Assuming an appropriate scenario, we can adjust the subsampling protocol. In this case, the number of recurring samples is reduced to 1 per quarter, exceeds-threshold (90th percentile) samples is increased to 10 per year, the season starts in January with only 3 seasons per year, the seasons weighted such that the driest seasons are 3-times more likely to be selected, and peaks are targeted based on a 30-day sliding window
ss_sc_peaks <- subsample(
dates = df$date,
values = df$sc,
n_samples = 1, freq = "quarter",
thresh_ref = df$sc,
threshold = 0.9, n_et_samples = 10,
look_behind = 14, look_ahead = 14, look_units = "days",
season_weights = c(1, 1, 3), season_start = 1, n_seasons = 3
)
ss_df <- merge(df, ss_sc_peaks[, c("date", "selection_type")])
not_selected <- ss_df[ss_df$selection_type == "not_selected", ]
blw_thresh <- ss_df[ss_df$selection_type == "below_threshold", ]
excd_thresh <- ss_df[ss_df$selection_type == "exceeds_threshold", ]
# Sampling across dates
plot(
not_selected$date, not_selected$sc,
col = "gray", log = "y",
xlab = "Date", ylab = "SC (uS/cm)"
)
points(
blw_thresh$date, blw_thresh$sc,
col = "blue", pch = 16
)
points(
excd_thresh$date, excd_thresh$sc,
col = "purple", pch = 16
)
legend("topleft",
c("not_selected", "below_threshold", "exceeds_threshold"),
fill = c("gray", "blue", "purple")
)
# Sampling across the threshold reference
plot(
not_selected$q, not_selected$sc, col = "gray",
log = "x", ylim = c(0, max(ss_sc$value, na.rm = TRUE)),
xlab = "Q (cfs)", ylab = "SC (uS/cm)"
)
points(
blw_thresh$q, blw_thresh$sc,
col = "blue", pch = 16
)
points(
excd_thresh$q, excd_thresh$sc,
col = "purple", pch = 16
)
legend("topleft",
c("not_selected", "below_threshold", "exceeds_threshold"),
fill = c("gray", "blue", "purple")
)
# Compare spread
ss_df$q_lab <- "Discharge"
ss_df$sc_lab <- "SC"
boxplot(
q ~ selection_type + q_lab, data = ss_df,
# at = 1:3 - 0.2,
at = 1:3,
# boxwex = 0.25,
xlim = c(0.5, 7.0),
log = "y",
col = "#7fc97f", ylab = "", xlab = "", xaxt = "n"
# names = c("below", "exceeds", "not\nsampled")
)
boxplot(
sc ~ selection_type + sc_lab, data = ss_df,
add = TRUE, at = 5:7 - 0.5, xaxt = "n",
col = "#beaed4"
# names = c("below", "exceeds", "not\nsampled")
)
axis(
1, at = c(1:3, 5:7 - 0.5),
labels = rep(c("below", "exceeds", "not\nsampled"), 2),
lwd = 0
)
legend(
"topright",
c("Discharge (cfs)", "SC (uS/cm)"),
fill = c("#7fc97f", "#beaed4")
)
Lastly, we may want to subsample a water quality record by a simple
recurring and periodic selection of observations.

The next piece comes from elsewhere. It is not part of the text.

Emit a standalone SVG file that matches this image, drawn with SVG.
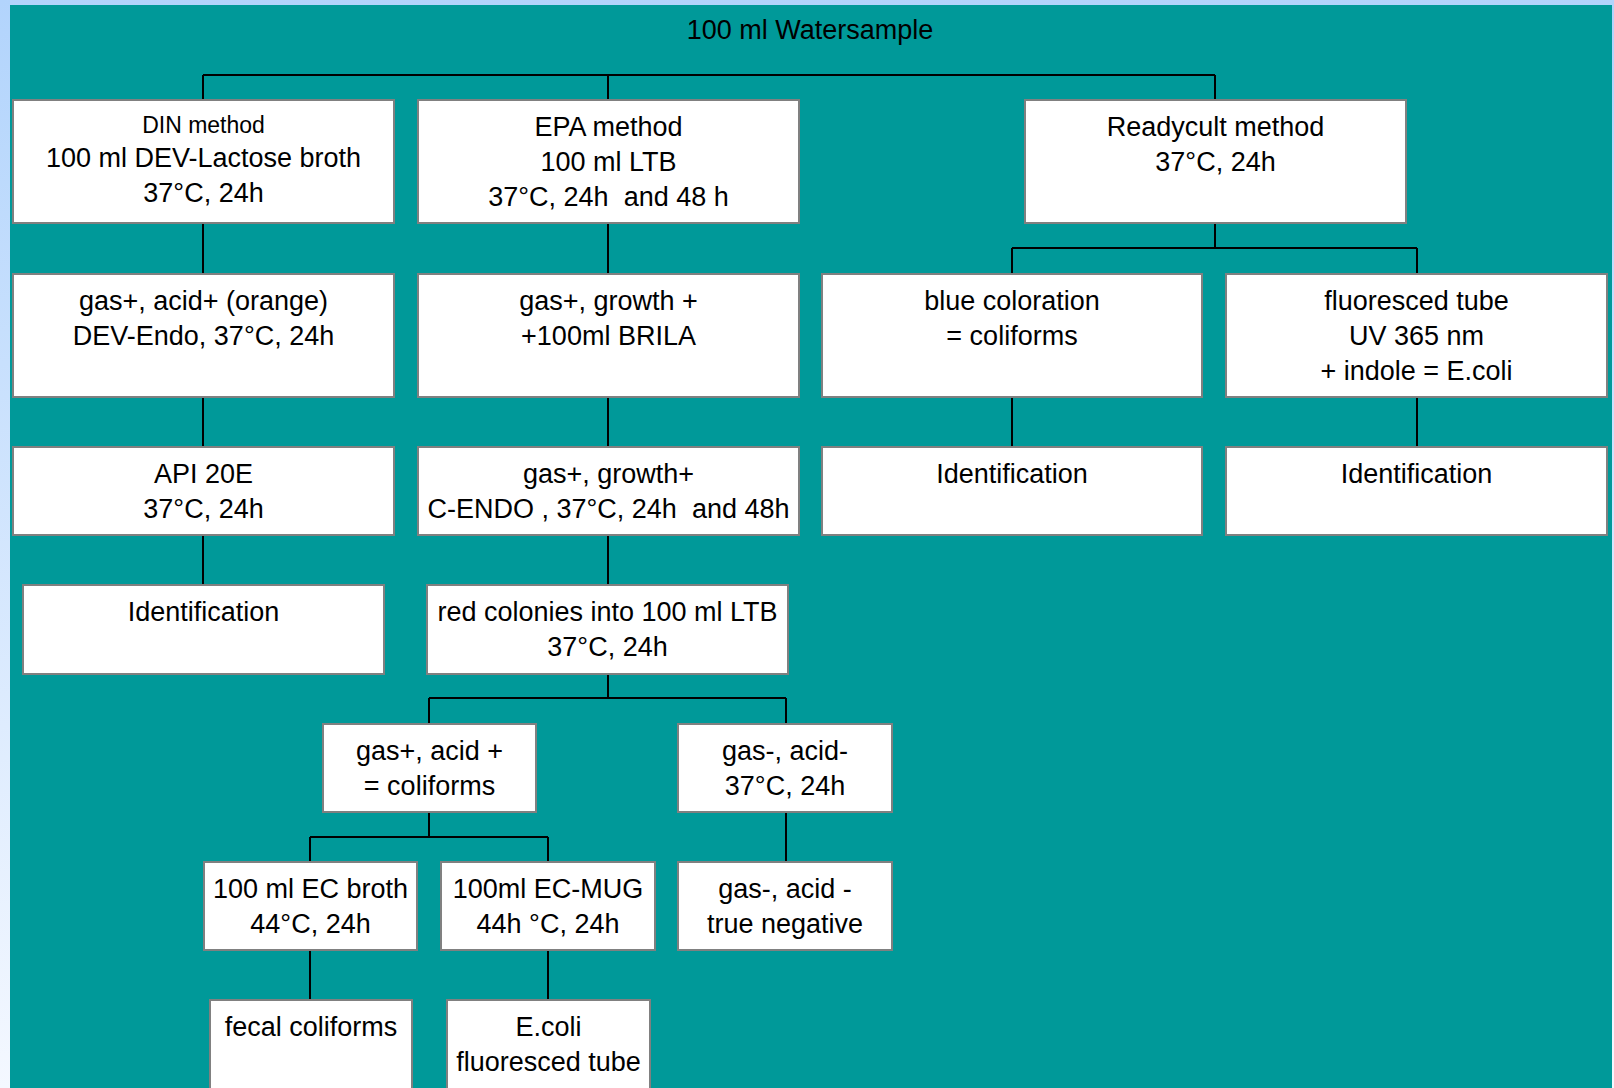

The example below
demonstrates how a user can implement the function
subsample_routine()
to subsample a water quality record on
the 15th of each month.
sroutine <- subsample_routine(
dates = df$date,
values = df$sc,
day = 15, freq = "month"
)
sroutine <- merge(df[, -c(3, 4)], sroutine)
plot(
sroutine[sroutine$selection_type == "not_selected", "date"],
sroutine[sroutine$selection_type == "not_selected", "value"],
col = "gray", log = "y",
xlab = "Date",
ylab = "SC (uS/cm)"
)
points(
sroutine[sroutine$selection_type == "routine", "date"],
sroutine[sroutine$selection_type == "routine", "value"],
col = "blue", pch = 16
)
legend("topleft",
c("Not Selected", "Routine"),
fill = c("gray", "blue")
)
plot(
sroutine$q[sroutine$selection_type == "not_selected"],
sroutine$value[sroutine$selection_type == "not_selected"],
pch = 21, col = "gray",
xlab = "Q (cfs)", ylab = "SC (uS/cm)",
main = "Subsampled Daily Data",
log = "x"
)
points(
sroutine$q[sroutine$selection_type != "not_selected"],
sroutine$value[sroutine$selection_type != "not_selected"],
pch = 16, cex = 1.5,
col = c(
"routine" = "blue"
)[sroutine$selection_type[sroutine$selection_type != "not_selected"]]
)
legend(
"topright",
legend = c("Not Selected", "Routine"),
col = c("gray", "blue"),
pch = c(21, 16),
bty = "n"
)
It’s important to note that subsample_routine()
is a
wrapper for the base R function seq.Date()
and therefore
does not rely on any random number generation. Users do not need to set
or provide a seed value in order for results to be reproducible.